> [TASK PROMPT]: The entries are to be returned exactly, with images left out.

> [RAW RECORDS]:

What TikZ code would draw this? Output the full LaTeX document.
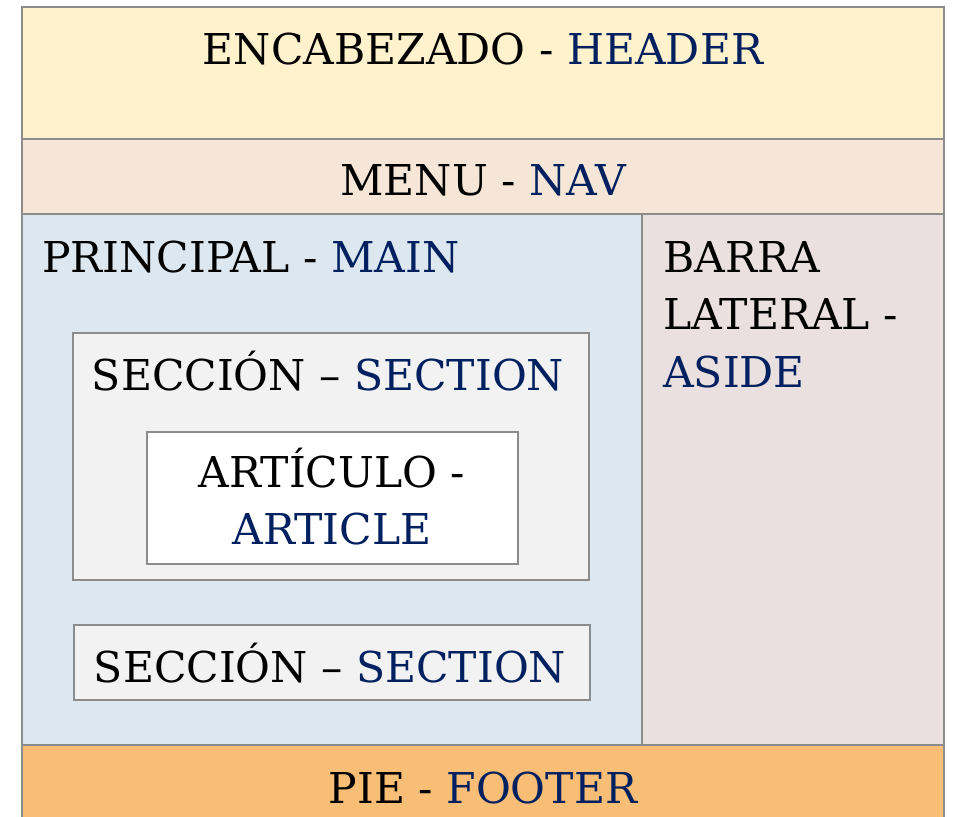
\documentclass[tikz,border=0pt]{standalone}
\usepackage{fontspec}
\setmainfont{DejaVu Serif}
\definecolor{hdr}{HTML}{FFF2CC}
\definecolor{navc}{HTML}{F5E6D7}
\definecolor{mainc}{HTML}{DCE7F0}
\definecolor{asidec}{HTML}{EAE0DF}
\definecolor{footc}{HTML}{F9BE75}
\definecolor{secc}{HTML}{F2F2F2}
\definecolor{edge}{HTML}{8C8C8C}
\definecolor{navy}{HTML}{002060}
\tikzset{
  region/.style={draw=edge, line width=2pt},
  lbl/.style={inner sep=0pt, font=\fontsize{42.5}{57}\selectfont, text=black},
}
\newcommand{\en}[1]{\textcolor{navy}{#1}}
\begin{document}
\begin{tikzpicture}[x=1pt,y=-1pt]
\useasboundingbox (0,0) rectangle (954,817);
\fill[white] (0,0) rectangle (954,817);
\path[region, fill=hdr] (22,7) rectangle (944,139);
\path[region, fill=navc] (22,139) rectangle (944,214);
\path[region, fill=mainc] (22,214) rectangle (642,745);
\path[region, fill=asidec] (642,214) rectangle (944,745);
\path[region, fill=footc] (22,745) rectangle (944,830);
\path[region, fill=secc] (73,333) rectangle (589,580);
\path[region, fill=white] (147,432) rectangle (518,564);
\path[region, fill=secc] (74,625) rectangle (590,700);

\node[lbl, anchor=base] (header) at (483,64) {ENCABEZADO - \en{HEADER}};
\node[lbl, anchor=base] (nav) at (483,195) {MENU - \en{NAV}};
\node[lbl, anchor=base west] (main) at (42,272) {PRINCIPAL - \en{MAIN}};
\node[lbl, anchor=base west] (aside1) at (663,272) {BARRA};
\node[lbl, anchor=base west] (aside2) at (663,329) {LATERAL -};
\node[lbl, anchor=base west] (aside3) at (663,387) {\en{ASIDE}};
\node[lbl, anchor=base] (sec1) at (328,390) {SECCIÓN – \en{SECTION}};
\node[lbl, anchor=base] (art1) at (332,487) {ARTÍCULO -};
\node[lbl, anchor=base] (art2) at (332,544) {\en{ARTICLE}};
\node[lbl, anchor=base] (sec2) at (330,682) {SECCIÓN – \en{SECTION}};
\node[lbl, anchor=base] (foot) at (483,803) {PIE - \en{FOOTER}};
\end{tikzpicture}
\end{document}
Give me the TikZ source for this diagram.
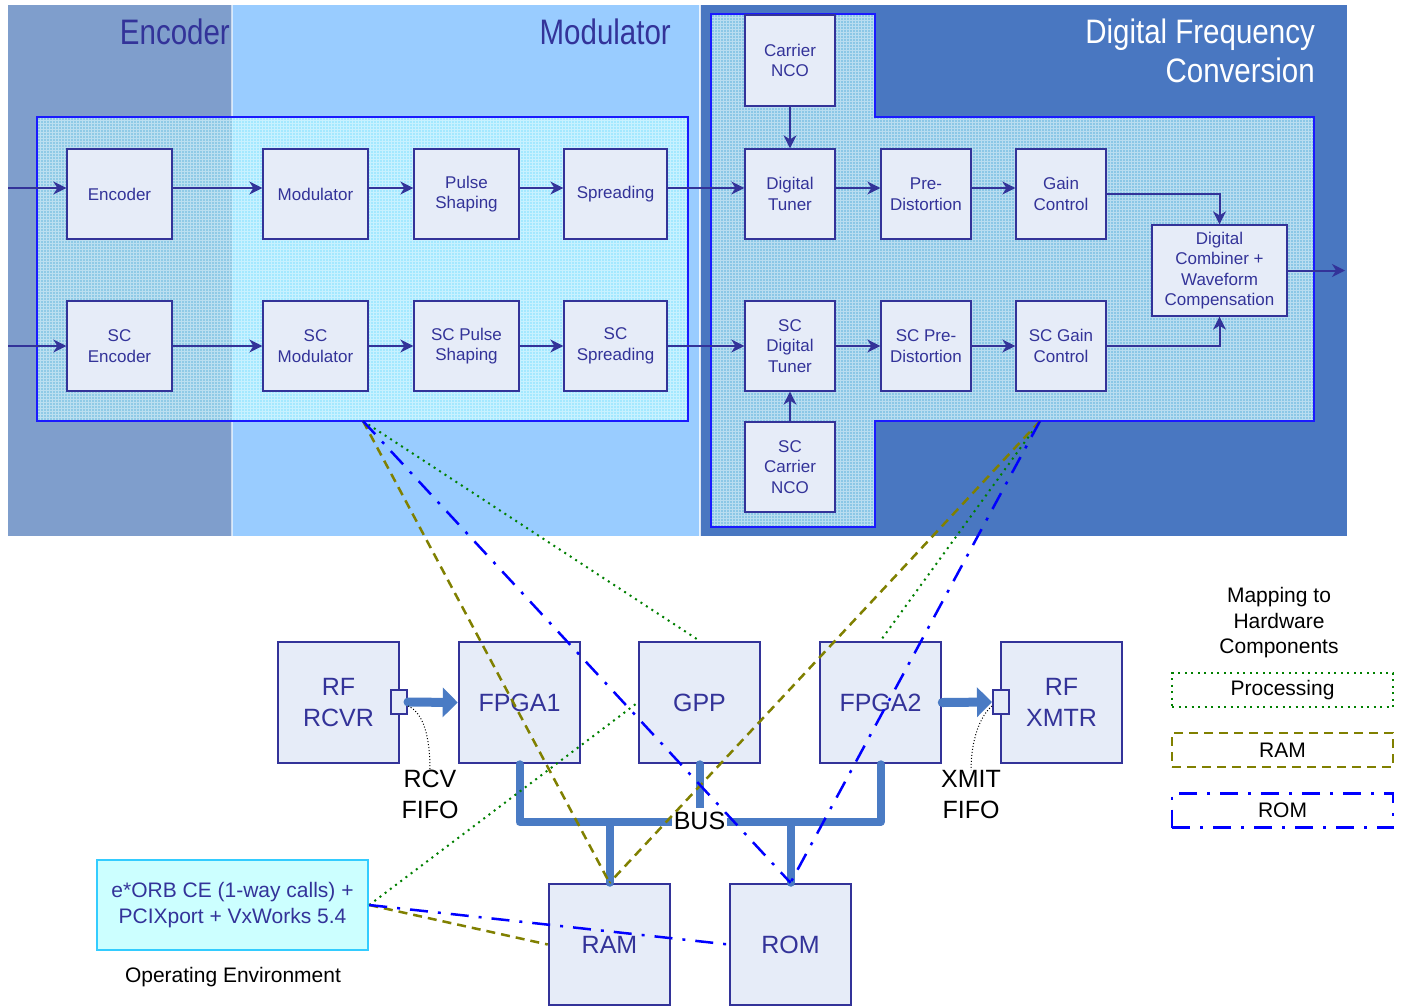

> [RESULT FOR THIS EXERCISE]:
What TikZ code would draw this? Output the full LaTeX document.
\documentclass[tikz,border=0pt]{standalone}
\usepackage{fontspec}
\setmainfont{DejaVu Serif}
\definecolor{hdr}{HTML}{FFF2CC}
\definecolor{navc}{HTML}{F5E6D7}
\definecolor{mainc}{HTML}{DCE7F0}
\definecolor{asidec}{HTML}{EAE0DF}
\definecolor{footc}{HTML}{F9BE75}
\definecolor{secc}{HTML}{F2F2F2}
\definecolor{edge}{HTML}{8C8C8C}
\definecolor{navy}{HTML}{002060}
\tikzset{
  region/.style={draw=edge, line width=2pt},
  lbl/.style={inner sep=0pt, font=\fontsize{42.5}{57}\selectfont, text=black},
}
\newcommand{\en}[1]{\textcolor{navy}{#1}}
\begin{document}
\begin{tikzpicture}[x=1pt,y=-1pt]
\useasboundingbox (0,0) rectangle (954,817);
\fill[white] (0,0) rectangle (954,817);
\path[region, fill=hdr] (22,7) rectangle (944,139);
\path[region, fill=navc] (22,139) rectangle (944,214);
\path[region, fill=mainc] (22,214) rectangle (642,745);
\path[region, fill=asidec] (642,214) rectangle (944,745);
\path[region, fill=footc] (22,745) rectangle (944,830);
\path[region, fill=secc] (73,333) rectangle (589,580);
\path[region, fill=white] (147,432) rectangle (518,564);
\path[region, fill=secc] (74,625) rectangle (590,700);

\node[lbl, anchor=base] (header) at (483,64) {ENCABEZADO - \en{HEADER}};
\node[lbl, anchor=base] (nav) at (483,195) {MENU - \en{NAV}};
\node[lbl, anchor=base west] (main) at (42,272) {PRINCIPAL - \en{MAIN}};
\node[lbl, anchor=base west] (aside1) at (663,272) {BARRA};
\node[lbl, anchor=base west] (aside2) at (663,329) {LATERAL -};
\node[lbl, anchor=base west] (aside3) at (663,387) {\en{ASIDE}};
\node[lbl, anchor=base] (sec1) at (328,390) {SECCIÓN – \en{SECTION}};
\node[lbl, anchor=base] (art1) at (332,487) {ARTÍCULO -};
\node[lbl, anchor=base] (art2) at (332,544) {\en{ARTICLE}};
\node[lbl, anchor=base] (sec2) at (330,682) {SECCIÓN – \en{SECTION}};
\node[lbl, anchor=base] (foot) at (483,803) {PIE - \en{FOOTER}};
\end{tikzpicture}
\end{document}
Give me the TikZ source for this diagram.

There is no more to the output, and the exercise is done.